▸ **Data for processing**:
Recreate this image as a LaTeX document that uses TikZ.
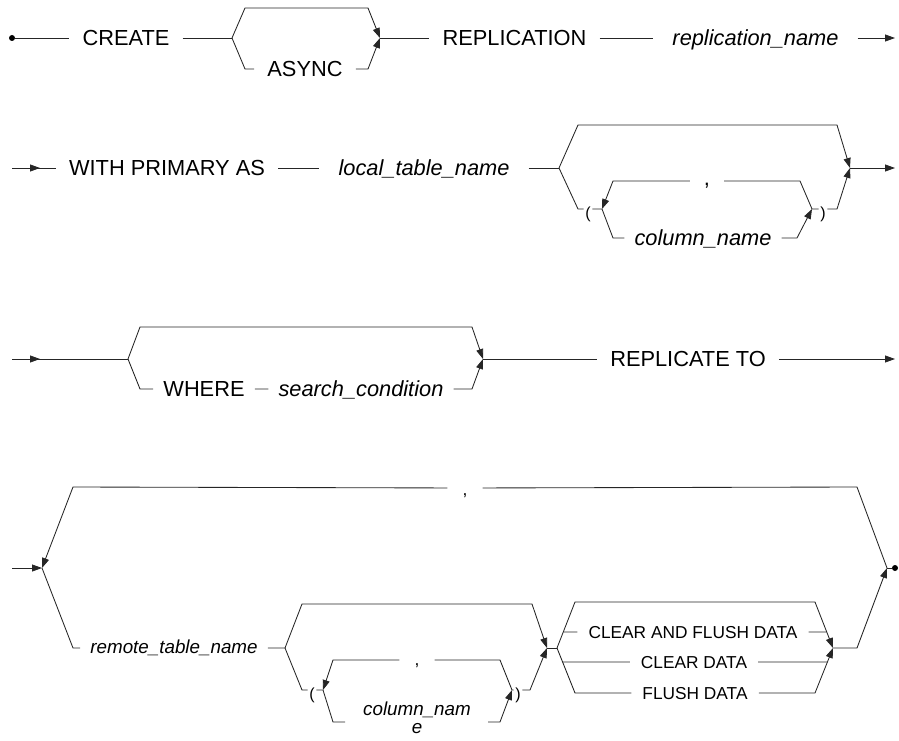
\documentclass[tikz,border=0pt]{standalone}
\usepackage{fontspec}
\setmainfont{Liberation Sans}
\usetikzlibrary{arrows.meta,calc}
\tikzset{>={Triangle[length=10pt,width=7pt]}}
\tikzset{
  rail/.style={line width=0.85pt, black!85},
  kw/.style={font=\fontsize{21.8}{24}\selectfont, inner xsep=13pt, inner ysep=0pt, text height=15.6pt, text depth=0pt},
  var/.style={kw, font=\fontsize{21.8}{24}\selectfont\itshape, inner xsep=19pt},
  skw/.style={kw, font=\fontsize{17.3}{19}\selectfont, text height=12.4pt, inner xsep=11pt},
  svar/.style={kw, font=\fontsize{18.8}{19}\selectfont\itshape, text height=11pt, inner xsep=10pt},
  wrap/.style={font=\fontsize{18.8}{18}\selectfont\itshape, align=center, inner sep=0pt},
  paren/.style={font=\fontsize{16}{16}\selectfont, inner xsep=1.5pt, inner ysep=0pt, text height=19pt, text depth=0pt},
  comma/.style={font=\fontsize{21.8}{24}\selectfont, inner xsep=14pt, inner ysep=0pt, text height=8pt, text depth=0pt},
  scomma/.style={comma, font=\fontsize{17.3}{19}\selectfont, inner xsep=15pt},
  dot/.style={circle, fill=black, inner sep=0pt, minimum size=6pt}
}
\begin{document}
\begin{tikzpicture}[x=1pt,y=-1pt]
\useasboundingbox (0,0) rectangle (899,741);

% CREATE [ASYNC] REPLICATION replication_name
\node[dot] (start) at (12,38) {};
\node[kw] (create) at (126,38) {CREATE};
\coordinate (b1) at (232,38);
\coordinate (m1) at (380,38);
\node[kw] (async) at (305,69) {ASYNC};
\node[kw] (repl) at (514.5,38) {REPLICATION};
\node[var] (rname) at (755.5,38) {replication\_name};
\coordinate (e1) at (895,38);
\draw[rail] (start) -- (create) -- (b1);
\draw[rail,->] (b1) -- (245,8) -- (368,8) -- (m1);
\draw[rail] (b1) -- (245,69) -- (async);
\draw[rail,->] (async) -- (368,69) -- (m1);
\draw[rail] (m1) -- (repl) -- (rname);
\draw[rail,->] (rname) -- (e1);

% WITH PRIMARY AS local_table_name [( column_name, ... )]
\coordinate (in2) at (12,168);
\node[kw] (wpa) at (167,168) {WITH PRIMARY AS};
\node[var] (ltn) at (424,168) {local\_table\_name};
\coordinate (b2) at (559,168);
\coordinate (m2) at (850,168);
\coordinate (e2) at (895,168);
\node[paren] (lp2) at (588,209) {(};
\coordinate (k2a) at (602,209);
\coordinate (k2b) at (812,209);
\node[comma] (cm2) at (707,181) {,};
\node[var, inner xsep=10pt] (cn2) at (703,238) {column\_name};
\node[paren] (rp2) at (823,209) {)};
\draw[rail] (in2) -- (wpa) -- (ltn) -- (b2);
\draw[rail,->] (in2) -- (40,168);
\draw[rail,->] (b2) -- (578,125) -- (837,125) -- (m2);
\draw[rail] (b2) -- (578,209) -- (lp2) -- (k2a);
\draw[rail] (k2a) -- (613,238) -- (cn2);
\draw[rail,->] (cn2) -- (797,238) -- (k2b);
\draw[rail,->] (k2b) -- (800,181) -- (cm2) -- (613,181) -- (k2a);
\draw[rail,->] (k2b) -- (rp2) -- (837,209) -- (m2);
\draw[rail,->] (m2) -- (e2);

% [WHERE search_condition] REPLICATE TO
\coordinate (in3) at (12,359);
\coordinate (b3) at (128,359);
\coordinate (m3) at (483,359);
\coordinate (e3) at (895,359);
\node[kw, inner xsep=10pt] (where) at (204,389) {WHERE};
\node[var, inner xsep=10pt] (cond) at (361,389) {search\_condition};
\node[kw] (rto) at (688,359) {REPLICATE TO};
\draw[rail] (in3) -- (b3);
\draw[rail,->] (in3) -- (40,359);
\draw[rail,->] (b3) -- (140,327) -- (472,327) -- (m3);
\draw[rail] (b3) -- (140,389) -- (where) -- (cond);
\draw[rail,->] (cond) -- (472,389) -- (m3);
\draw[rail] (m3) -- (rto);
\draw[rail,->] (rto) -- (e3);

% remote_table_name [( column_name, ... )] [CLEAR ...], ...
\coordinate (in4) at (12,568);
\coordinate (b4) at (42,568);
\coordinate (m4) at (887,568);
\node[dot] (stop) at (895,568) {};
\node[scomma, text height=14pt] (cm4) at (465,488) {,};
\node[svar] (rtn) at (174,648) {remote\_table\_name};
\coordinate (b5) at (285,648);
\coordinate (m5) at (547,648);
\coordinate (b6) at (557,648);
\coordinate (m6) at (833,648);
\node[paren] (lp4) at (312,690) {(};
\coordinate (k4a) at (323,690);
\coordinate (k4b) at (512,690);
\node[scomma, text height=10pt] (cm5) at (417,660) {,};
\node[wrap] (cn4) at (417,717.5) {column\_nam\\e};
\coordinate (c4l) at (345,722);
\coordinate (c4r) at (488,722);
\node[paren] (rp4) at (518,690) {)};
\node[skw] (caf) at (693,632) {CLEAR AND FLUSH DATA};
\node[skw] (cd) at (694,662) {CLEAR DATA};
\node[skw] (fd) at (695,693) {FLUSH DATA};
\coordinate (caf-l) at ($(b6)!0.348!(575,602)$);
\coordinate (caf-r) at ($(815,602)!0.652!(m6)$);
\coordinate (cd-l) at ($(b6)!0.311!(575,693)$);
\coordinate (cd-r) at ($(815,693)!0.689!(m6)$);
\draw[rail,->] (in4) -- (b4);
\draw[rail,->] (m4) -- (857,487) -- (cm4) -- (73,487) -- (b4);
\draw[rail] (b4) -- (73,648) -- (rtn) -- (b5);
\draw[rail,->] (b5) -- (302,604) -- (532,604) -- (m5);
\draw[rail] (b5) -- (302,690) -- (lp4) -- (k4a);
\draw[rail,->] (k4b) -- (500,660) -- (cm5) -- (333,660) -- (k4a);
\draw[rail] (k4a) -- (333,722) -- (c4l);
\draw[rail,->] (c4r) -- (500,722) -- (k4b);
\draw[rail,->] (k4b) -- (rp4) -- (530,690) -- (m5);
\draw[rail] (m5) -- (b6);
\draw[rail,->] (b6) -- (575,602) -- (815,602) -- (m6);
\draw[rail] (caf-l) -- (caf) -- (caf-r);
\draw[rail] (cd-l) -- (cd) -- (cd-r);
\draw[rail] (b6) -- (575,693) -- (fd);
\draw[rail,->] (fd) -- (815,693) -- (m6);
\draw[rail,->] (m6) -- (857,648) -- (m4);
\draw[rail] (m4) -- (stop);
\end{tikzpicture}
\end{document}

==

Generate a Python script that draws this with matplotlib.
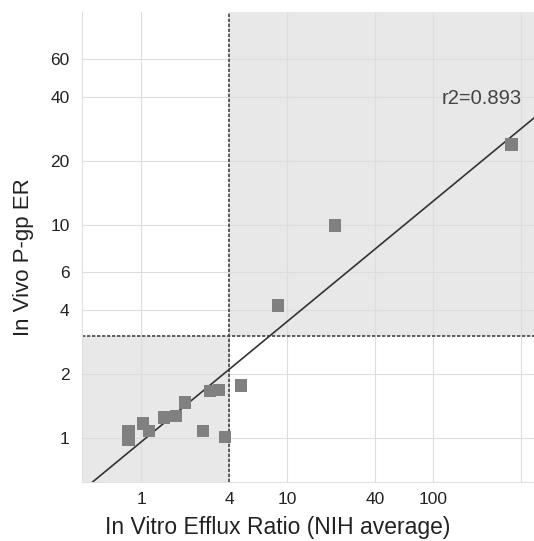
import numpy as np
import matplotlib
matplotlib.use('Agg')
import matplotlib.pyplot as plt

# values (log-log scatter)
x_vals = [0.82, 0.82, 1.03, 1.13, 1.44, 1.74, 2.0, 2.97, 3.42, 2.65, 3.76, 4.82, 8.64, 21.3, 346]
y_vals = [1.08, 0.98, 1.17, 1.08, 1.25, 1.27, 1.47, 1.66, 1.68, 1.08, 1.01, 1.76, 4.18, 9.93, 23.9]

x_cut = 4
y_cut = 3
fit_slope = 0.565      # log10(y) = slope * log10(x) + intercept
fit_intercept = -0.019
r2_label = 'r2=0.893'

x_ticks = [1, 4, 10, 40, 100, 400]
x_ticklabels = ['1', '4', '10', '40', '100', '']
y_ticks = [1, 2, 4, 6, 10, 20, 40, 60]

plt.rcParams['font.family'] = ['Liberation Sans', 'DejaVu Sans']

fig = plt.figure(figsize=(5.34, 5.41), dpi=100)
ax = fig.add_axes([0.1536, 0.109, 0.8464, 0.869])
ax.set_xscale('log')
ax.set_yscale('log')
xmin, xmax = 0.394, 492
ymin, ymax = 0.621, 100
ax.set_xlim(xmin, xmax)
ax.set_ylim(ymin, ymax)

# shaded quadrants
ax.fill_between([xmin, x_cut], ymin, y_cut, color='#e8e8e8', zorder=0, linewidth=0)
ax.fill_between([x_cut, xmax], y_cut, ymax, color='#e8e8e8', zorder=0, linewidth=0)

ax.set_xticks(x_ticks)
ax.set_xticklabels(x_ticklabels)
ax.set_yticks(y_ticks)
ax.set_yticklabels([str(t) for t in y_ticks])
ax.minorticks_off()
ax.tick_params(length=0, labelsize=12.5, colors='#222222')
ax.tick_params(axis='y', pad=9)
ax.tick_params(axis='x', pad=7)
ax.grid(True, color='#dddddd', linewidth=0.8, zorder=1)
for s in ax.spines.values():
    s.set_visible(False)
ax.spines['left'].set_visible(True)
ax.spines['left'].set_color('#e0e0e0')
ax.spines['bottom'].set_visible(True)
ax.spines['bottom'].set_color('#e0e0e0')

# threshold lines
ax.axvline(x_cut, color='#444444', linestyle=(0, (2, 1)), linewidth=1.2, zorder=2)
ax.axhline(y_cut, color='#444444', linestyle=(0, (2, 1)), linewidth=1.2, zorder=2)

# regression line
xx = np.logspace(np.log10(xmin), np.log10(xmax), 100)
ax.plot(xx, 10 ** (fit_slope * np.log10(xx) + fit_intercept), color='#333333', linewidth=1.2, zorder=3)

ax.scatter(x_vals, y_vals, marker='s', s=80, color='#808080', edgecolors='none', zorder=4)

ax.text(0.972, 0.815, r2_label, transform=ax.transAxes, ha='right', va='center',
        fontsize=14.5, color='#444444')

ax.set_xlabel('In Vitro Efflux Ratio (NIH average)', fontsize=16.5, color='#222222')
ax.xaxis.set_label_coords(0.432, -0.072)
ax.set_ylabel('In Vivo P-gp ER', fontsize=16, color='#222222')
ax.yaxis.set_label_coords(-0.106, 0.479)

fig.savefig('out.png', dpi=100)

▸ **What is required**:
All lines above from the one containing "Generate a Python" through the one containing "ymax, color='#e8e8e8', zorder=0, linewidth=0)" are to be quoted exactly, and only those; pictures are left out.

▸ **Written response**:
Generate a Python script that draws this with matplotlib.
import numpy as np
import matplotlib
matplotlib.use('Agg')
import matplotlib.pyplot as plt

# values (log-log scatter)
x_vals = [0.82, 0.82, 1.03, 1.13, 1.44, 1.74, 2.0, 2.97, 3.42, 2.65, 3.76, 4.82, 8.64, 21.3, 346]
y_vals = [1.08, 0.98, 1.17, 1.08, 1.25, 1.27, 1.47, 1.66, 1.68, 1.08, 1.01, 1.76, 4.18, 9.93, 23.9]

x_cut = 4
y_cut = 3
fit_slope = 0.565      # log10(y) = slope * log10(x) + intercept
fit_intercept = -0.019
r2_label = 'r2=0.893'

x_ticks = [1, 4, 10, 40, 100, 400]
x_ticklabels = ['1', '4', '10', '40', '100', '']
y_ticks = [1, 2, 4, 6, 10, 20, 40, 60]

plt.rcParams['font.family'] = ['Liberation Sans', 'DejaVu Sans']

fig = plt.figure(figsize=(5.34, 5.41), dpi=100)
ax = fig.add_axes([0.1536, 0.109, 0.8464, 0.869])
ax.set_xscale('log')
ax.set_yscale('log')
xmin, xmax = 0.394, 492
ymin, ymax = 0.621, 100
ax.set_xlim(xmin, xmax)
ax.set_ylim(ymin, ymax)

# shaded quadrants
ax.fill_between([xmin, x_cut], ymin, y_cut, color='#e8e8e8', zorder=0, linewidth=0)
ax.fill_between([x_cut, xmax], y_cut, ymax, color='#e8e8e8', zorder=0, linewidth=0)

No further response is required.